Ensuite, les défenseurs des droits humains qui militent et agissent en faveur de l’avancement de la justice sociale. On retrouve ici les défenseurs des plus démunis et des minorités opprimées de toutes sortes, y compris les peuples indigènes (qui sont majoritaires dans certains pays).

Puis les mouvements qui s'opposent à la violence, en particulier la violence d'État. Interviennent dans ce registre les collectifs opposés à toutes formes de conflits armés ; les organisations qui agissent en faveur de la non-prolifération des armes au sein d’une population donnée ; celles qui visent à réduire drastiquement - voire interdire - les ventes d'armes à l’échelle internationale ainsi que la militarisation des forces de police ; enfin, les acteurs qui promeuvent le recours à des méthodes pacifiques pour résoudre des conflits d’envergure.

Et enfin, les bâtisseurs de nouvelles cultures. Dans cette dernière catégorie d’acteurs, pour le moment moins organisée que les trois précédentes, on retrouve :

- Des individus et des collectifs qui cherchent à produire par la pensée de nouveaux modèles de société post-carbone basés sur l’exigence de durabilité ;

- Des experts en sciences comportementales, spécialistes des questions liées aux conditions de mise en œuvre de formes de pouvoir horizontal ;

- Des doers (ou « faiseurs ») qui testent déjà le futur - permaculteurs, fondateurs et habitants d’écovillages, développeurs de systèmes locaux de production d’énergies renouvelables. À leurs côtés, on retrouve également des artistes et des créatifs de toutes sortes qui cherchent à mettre l'imagination humaine au service de la nécessaire décolonisation du futur.

Selon Heinberg, chacun de ces groupes ne fait, individuellement, pas le poids face à l’inertie du « superorganisme », terme que l’auteur emprunte à Nathan Hagens pour qualifier la construction socio-économico-énergétique, inédite dans l’histoire de l’Humanité et finalement permise par la découverte puis l’exploitation à marche forcée des énergies fossiles.
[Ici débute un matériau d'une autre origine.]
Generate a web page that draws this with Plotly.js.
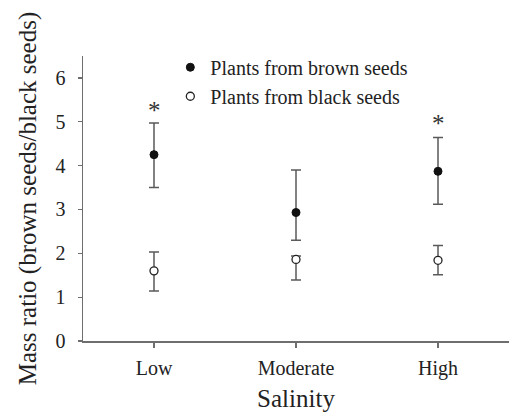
<!DOCTYPE html>
<html>
<head>
<meta charset="utf-8">
<script src="https://cdn.plot.ly/plotly-3.0.1.min.js"></script>
<style>html,body{margin:0;padding:0;background:#fff;}#chart{width:509px;height:412px;}</style>
</head>
<body>
<div id="chart"></div>
<script>
var categories = ['Low', 'Moderate', 'High'];
var brownMean = [4.25, 2.93, 3.87];
var brownErrUp = [0.72, 0.97, 0.77];
var brownErrDown = [0.75, 0.63, 0.75];
var blackMean = [1.60, 1.86, 1.84];
var blackErrUp = [0.43, 0.08, 0.34];
var blackErrDown = [0.46, 0.47, 0.33];
var sigLabels = ['*', '', '*'];
var sigY = [5.26, null, 4.96];
var yTickVals = [0, 1, 2, 3, 4, 5, 6];

var axisGrey = '#6e6e6e';
var fontFam = "'Liberation Serif', 'Times New Roman', Times, serif";

var traces = [
  {
    type: 'scatter', mode: 'markers', name: 'Plants from brown seeds',
    x: categories, y: brownMean,
    marker: {color: '#111', size: 8, line: {color: '#111', width: 1}},
    error_y: {type: 'data', symmetric: false, array: brownErrUp, arrayminus: brownErrDown,
      color: '#5a5a5a', thickness: 1.5, width: 5}
  },
  {
    type: 'scatter', mode: 'markers', name: 'Plants from black seeds',
    x: categories, y: blackMean,
    marker: {color: '#fff', size: 8, line: {color: '#222', width: 1.3}},
    error_y: {type: 'data', symmetric: false, array: blackErrUp, arrayminus: blackErrDown,
      color: '#5a5a5a', thickness: 1.5, width: 5}
  }
];

var annotations = [];
for (var i = 0; i < categories.length; i++) {
  if (sigLabels[i]) {
    annotations.push({x: categories[i], y: sigY[i], xref: 'x', yref: 'y', text: sigLabels[i],
      showarrow: false, font: {family: fontFam, size: 25, color: '#333'}});
  }
}

var layout = {
  width: 509, height: 412,
  margin: {l: 83, r: 0, t: 56, b: 71},
  paper_bgcolor: '#fff', plot_bgcolor: '#fff',
  font: {family: fontFam, color: '#222'},
  showlegend: true,
  legend: {x: 0.205, y: 1.029, xanchor: 'left', yanchor: 'top', bgcolor: 'rgba(0,0,0,0)',
    font: {family: fontFam, size: 20, color: '#222'}},
  xaxis: {
    type: 'category', range: [-0.5, 2.5], showgrid: false, zeroline: false,
    showline: true, linecolor: axisGrey, linewidth: 1.5,
    ticks: 'outside', ticklen: 5, tickcolor: axisGrey, tickwidth: 1.2,
    ticklabelstandoff: 3,
    tickfont: {family: fontFam, size: 20, color: '#222'},
    title: {text: 'Salinity', font: {family: fontFam, size: 25, color: '#222'}, standoff: 12}
  },
  yaxis: {
    range: [0, 6.5], tickvals: yTickVals, showgrid: false, zeroline: false,
    showline: true, linecolor: axisGrey, linewidth: 1.5,
    ticks: 'outside', ticklen: 4, tickcolor: axisGrey, tickwidth: 1.2,
    ticklabelstandoff: 8,
    tickfont: {family: fontFam, size: 20, color: '#222'},
    title: {text: 'Mass ratio (brown seeds/black seeds)', font: {family: fontFam, size: 25, color: '#222'}, standoff: 12}
  },
  annotations: annotations
};

Plotly.newPlot('chart', traces, layout, {displayModeBar: false, staticPlot: true});
</script>
</body>
</html>
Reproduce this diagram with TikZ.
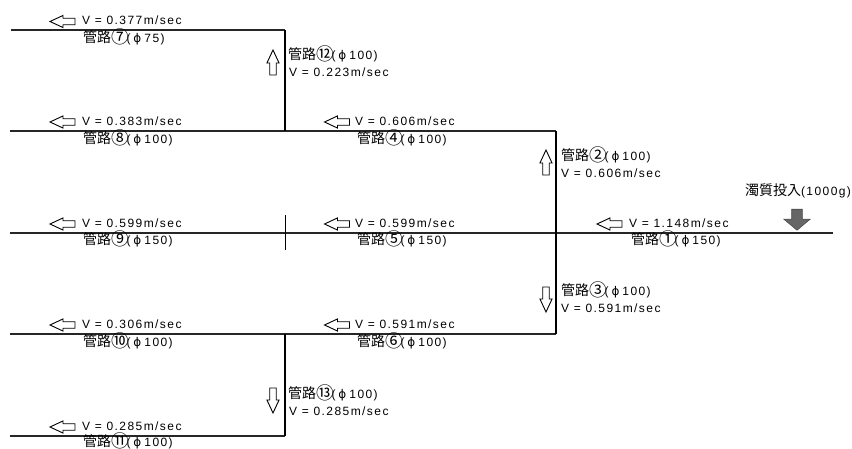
\documentclass[tikz,border=0pt]{standalone}
\usepackage{fontspec}
\usetikzlibrary{shapes.arrows}
\setmainfont[LetterSpace=12]{Liberation Sans}
\newfontfamily\cjk{Noto Sans CJK JP}
\newfontfamily\phifont{DejaVu Sans}
\newcommand{\pipe}[2]{{\cjk\fontsize{14}{14}\selectfont 管路\raisebox{-1.4pt}{\fontsize{17.5}{17}\selectfont #1}}\kern-2pt(\kern3pt{\phifont\fontsize{12}{12}\selectfont ϕ}\kern3pt #2)}
\tikzset{
  x=1pt,y=-1pt,
  every node/.style={font=\fontsize{12}{14}\selectfont,inner sep=0pt,outer sep=0pt},
  lbl/.style={anchor=west,text height=9pt,text depth=2pt},
  hpipe/.style={line width=1.7pt,draw=black!85},
  vpipe/.style={line width=2pt,draw=black},
  flow/.style={single arrow,draw=black,fill=white,line width=0.9pt,minimum height=25pt,
    single arrow head extend=2.8pt,single arrow tip angle=50,single arrow head indent=0pt,inner sep=2.8pt},
  flowleft/.style={flow,shape border rotate=180},
  flowup/.style={flow,shape border rotate=90},
  flowdown/.style={flow,shape border rotate=270},
  dose/.style={single arrow,draw=black!70,fill=black!60,line width=0.6pt,minimum height=21pt,
    single arrow head extend=8pt,single arrow tip angle=100,single arrow head indent=0pt,inner sep=5pt,shape border rotate=270},
}
\begin{document}
\begin{tikzpicture}
\useasboundingbox (0,0) rectangle (852,449);
\fill[white] (0,0) rectangle (852,449);
% junction and end points
\coordinate (e7) at (11,30);
\coordinate (j7) at (285,30);
\coordinate (e8) at (10,131);
\coordinate (j8) at (285,131);
\coordinate (j2) at (556,131);
\coordinate (e9) at (10,233);
\coordinate (j1) at (556,233);
\coordinate (e1) at (833,233);
\coordinate (e10) at (10,334);
\coordinate (j10) at (285,334);
\coordinate (j3) at (556,334);
\coordinate (e11) at (10,436);
\coordinate (j11) at (285,436);
\coordinate (t1) at (285,215);
\coordinate (t2) at (285,250);
% pipes
\draw[hpipe] (e7) -- (j7);
\draw[hpipe] (e8) -- (j8);
\draw[hpipe] (j8) -- (j2);
\draw[hpipe] (e9) -- (j1);
\draw[hpipe] (j1) -- (e1);
\draw[hpipe] (e10) -- (j10);
\draw[hpipe] (j10) -- (j3);
\draw[hpipe] (e11) -- (j11);
\draw[vpipe] (j7) -- (j8);
\draw[vpipe] (j2) -- (j1);
\draw[vpipe] (j1) -- (j3);
\draw[vpipe] (j10) -- (j11);
\draw[line width=0.7pt] (t1) -- (t2);
% horizontal flow arrows
\node[flowleft] (a7) at (66,21.5) {};
\node[flowleft] (a8) at (66,122) {};
\node[flowleft] (a9) at (66,224) {};
\node[flowleft] (a10) at (66,325) {};
\node[flowleft] (a11) at (66,427) {};
\node[flowleft] (a4) at (340.5,122) {};
\node[flowleft] (a5) at (340.5,224) {};
\node[flowleft] (a6) at (340.5,325) {};
\node[flowleft] (a1) at (613,224) {};
% vertical flow arrows
\node[flowup] (a12) at (273,66) {};
\node[flowup] (a2) at (546,166) {};
\node[flowdown] (a3) at (546,296) {};
\node[flowdown] (a13) at (273,397) {};
% velocities
\node[lbl] (v7) at (82,21) {V = 0.377m/sec};
\node[lbl] (v8) at (82,122) {V = 0.383m/sec};
\node[lbl] (v9) at (82,224) {V = 0.599m/sec};
\node[lbl] (v10) at (82,325) {V = 0.306m/sec};
\node[lbl] (v11) at (82,427) {V = 0.285m/sec};
\node[lbl] (v4) at (355,122) {V = 0.606m/sec};
\node[lbl] (v5) at (355,224) {V = 0.599m/sec};
\node[lbl] (v6) at (355,325) {V = 0.591m/sec};
\node[lbl] (v1) at (629,224) {V = 1.148m/sec};
\node[lbl] (v12) at (289,73) {V = 0.223m/sec};
\node[lbl] (v2) at (561,174) {V = 0.606m/sec};
\node[lbl] (v3) at (561,309) {V = 0.591m/sec};
\node[lbl] (v13) at (289,412) {V = 0.285m/sec};
% pipe names
\node[lbl] (p7) at (83,39) {\pipe{⑦}{75}};
\node[lbl] (p8) at (83,140) {\pipe{⑧}{100}};
\node[lbl] (p9) at (83,241) {\pipe{⑨}{150}};
\node[lbl] (p10) at (83,343) {\pipe{⑩}{100}};
\node[lbl] (p11) at (83,442.5) {\pipe{⑪}{100}};
\node[lbl] (p4) at (357,140) {\pipe{④}{100}};
\node[lbl] (p5) at (357,241) {\pipe{⑤}{150}};
\node[lbl] (p6) at (357,343) {\pipe{⑥}{100}};
\node[lbl] (p1) at (631,241) {\pipe{①}{150}};
\node[lbl] (p12) at (288,56) {\pipe{⑫}{100}};
\node[lbl] (p2) at (561,157) {\pipe{②}{100}};
\node[lbl] (p3) at (561,292) {\pipe{③}{100}};
\node[lbl] (p13) at (288,395) {\pipe{⑬}{100}};
% dosing
\node[lbl] (d) at (745,192) {{\cjk\fontsize{14}{14}\selectfont 濁質投入}(1000g)};
\node[dose] (da) at (797,217.5) {};
\end{tikzpicture}
\end{document}
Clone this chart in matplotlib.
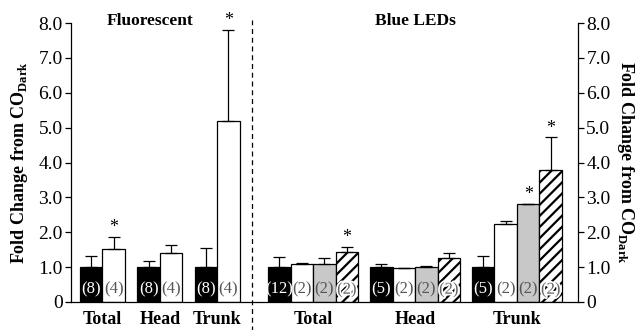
import numpy as np
import matplotlib
matplotlib.use('Agg')
import matplotlib.pyplot as plt
import matplotlib.patheffects as pe

plt.rcParams['font.family'] = ['Liberation Serif', 'DejaVu Serif']
plt.rcParams['mathtext.fontset'] = 'custom'
plt.rcParams['mathtext.rm'] = 'Liberation Serif:bold'
plt.rcParams['hatch.linewidth'] = 1.6

# 荧光灯组：每个部位两根柱（CO_Dark, 荧光）
fl_parts = ['Total', 'Head', 'Trunk']
fl_means = [[1.0, 1.52], [1.0, 1.40], [1.0, 5.20]]
fl_err = [[0.32, 0.35], [0.18, 0.23], [0.55, 2.60]]
fl_n = [['(8)', '(4)'], ['(8)', '(4)'], ['(8)', '(4)']]
fl_sig = [[False, True], [False, False], [False, True]]

# 蓝光LED组：每个部位四根柱
led_parts = ['Total', 'Head', 'Trunk']
led_means = [[1.0, 1.08, 1.10, 1.42], [1.0, 0.96, 0.99, 1.26], [1.0, 2.25, 2.80, 3.78]]
led_err = [[0.28, 0.05, 0.17, 0.16], [0.10, 0.02, 0.03, 0.14], [0.32, 0.08, 0.02, 0.94]]
led_n = [['(12)', '(2)', '(2)', '(2)'], ['(5)', '(2)', '(2)', '(2)'], ['(5)', '(2)', '(2)', '(2)']]
led_sig = [[False, False, False, True], [False, False, False, False], [False, False, True, True]]

yticks = [0, 1, 2, 3, 4, 5, 6, 7, 8]
ytick_labels = ['0', '1.0', '2.0', '3.0', '4.0', '5.0', '6.0', '7.0', '8.0']

# 柱子样式：黑、白、灰、斜线
styles = [dict(color='black', hatch=None, txt='white'),
          dict(color='white', hatch=None, txt='#555555'),
          dict(color='#c8c8c8', hatch=None, txt='#555555'),
          dict(color='white', hatch='///', txt='#666666')]

fig = plt.figure(figsize=(6.39, 3.30), dpi=100)
ax = fig.add_axes([0.111, 0.085, 0.7935, 0.845])

width = 1.0


def draw_group(x0, means, errs, ns, sigs, style_idx):
    for k, (m, e, n, s) in enumerate(zip(means, errs, ns, sigs)):
        st = styles[style_idx[k]]
        x = x0 + k * width + width / 2
        ax.bar(x, m, width=width, color=st['color'], edgecolor='black',
               linewidth=0.9, hatch=st['hatch'], zorder=2)
        ax.errorbar(x, m, yerr=[[0], [e]], fmt='none', ecolor='black',
                    elinewidth=0.9, capsize=4, capthick=0.9, zorder=3)
        t = ax.text(x, 0.35, n, ha='center', va='center', fontsize=12,
                    color=st['txt'], zorder=4)
        if st['hatch']:
            t.set_path_effects([pe.withStroke(linewidth=2.5, foreground='white')])
        if s:
            ax.text(x, m + e + 0.02, '*', ha='center', va='bottom', fontsize=13)
    return x0 + len(means) * width / 2


label_y = -0.5
fl_starts = [0.4 + i * 2.55 for i in range(3)]
for i, part in enumerate(fl_parts):
    c = draw_group(fl_starts[i], fl_means[i], fl_err[i], fl_n[i], fl_sig[i], [0, 1])
    ax.text(c, label_y, part, ha='center', va='center', fontsize=13,
            fontweight='bold')

led_starts = [8.76 + i * 4.53 for i in range(3)]
for i, part in enumerate(led_parts):
    c = draw_group(led_starts[i], led_means[i], led_err[i], led_n[i], led_sig[i], [0, 1, 2, 3])
    ax.text(c, label_y, part, ha='center', va='center', fontsize=13,
            fontweight='bold')

x_right = 22.53
ax.set_xlim(0, x_right)
ax.set_ylim(0, 8)
ax.set_xticks([])
ax.set_yticks(yticks)
ax.set_yticklabels(ytick_labels, fontsize=14)
ax.tick_params(axis='y', direction='out', length=4, width=0.9, pad=2)
ax.spines['top'].set_visible(False)
ax.spines['right'].set_visible(False)
for sp in ['left', 'bottom']:
    ax.spines[sp].set_linewidth(0.9)

# 右侧坐标轴
ax2 = ax.twinx()
ax2.set_ylim(0, 8)
ax2.set_yticks(yticks)
ax2.set_yticklabels(ytick_labels, fontsize=14)
ax2.tick_params(axis='y', direction='out', length=4, width=0.9, pad=2)
for sp in ['top', 'left', 'bottom']:
    ax2.spines[sp].set_visible(False)
ax2.spines['right'].set_linewidth(0.9)

ylab = r'Fold Change from CO$_{\mathrm{Dark}}$'
ax.set_ylabel(ylab, fontsize=13, fontweight='bold', labelpad=6)
ax2.set_ylabel(ylab, fontsize=13, fontweight='bold', rotation=270, labelpad=18)

# 分隔线
ax.plot([8.04, 8.04], [-1.0, 8.1], color='black', linestyle=(0, (4, 3)),
        linewidth=0.9, clip_on=False, zorder=1)

ax.text(3.5, 8.05, 'Fluorescent', ha='center', va='center', fontsize=12.5,
        fontweight='bold')
ax.text(15.3, 8.05, 'Blue LEDs', ha='center', va='center', fontsize=12.5,
        fontweight='bold')

plt.savefig('out.png', dpi=100)
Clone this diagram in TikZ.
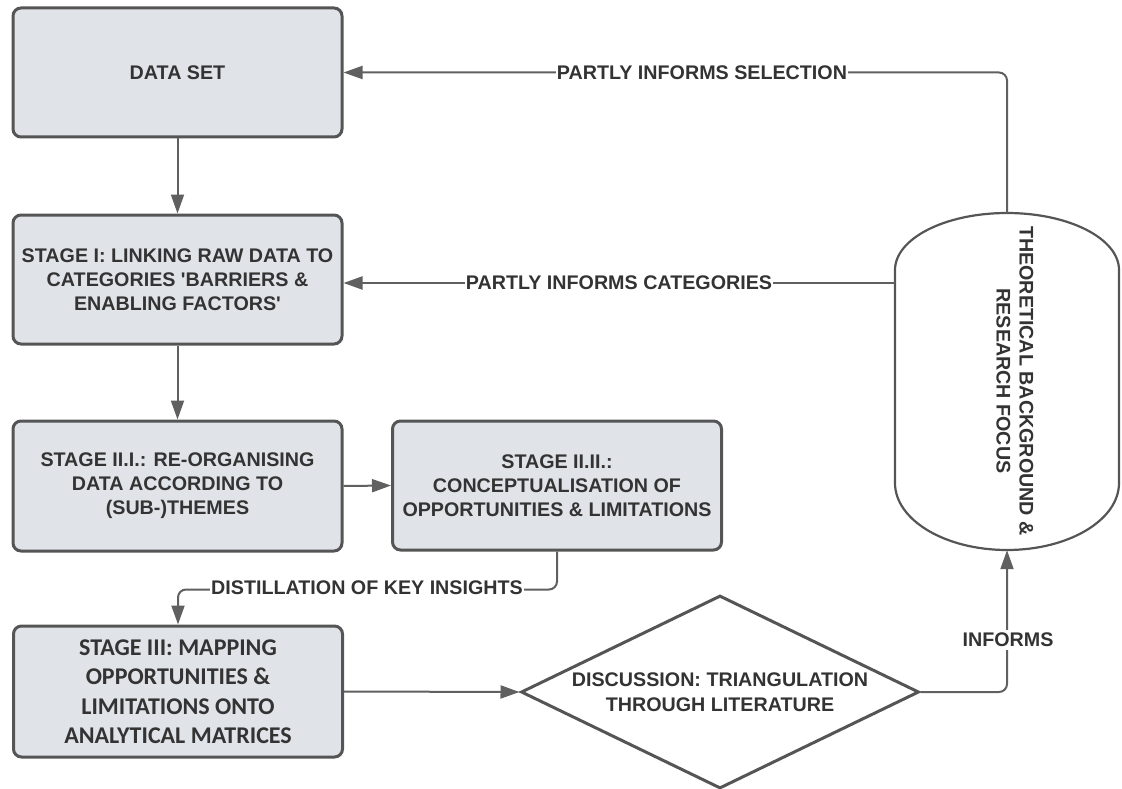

Ce n’est qu’une fois réunis en coalitions que les quatre groupes présentés plus haut seraient capables de mettre en œuvre des actions transformatrices et coordonnées pour aller vers une forme de pouvoir horizontal

En résumé, Richard Heinberg nous propose une vision du monde singulière, organisée autour des notions de puissance et de pouvoir. En rappelant qu’à l’instar des autres espèces vivantes, l’Homme s’emploie à devenir de plus en plus puissant, il détaille la rupture historique provoquée par la découverte puis l’exploitation massive et ultra-rapide des énergies fossiles et conclut sur l’impérieuse nécessité de créer les conditions dans lesquelles l’humanité sera capable d’auto-limiter sa volonté de puissance… Au risque, autrement, de s’auto-détruire.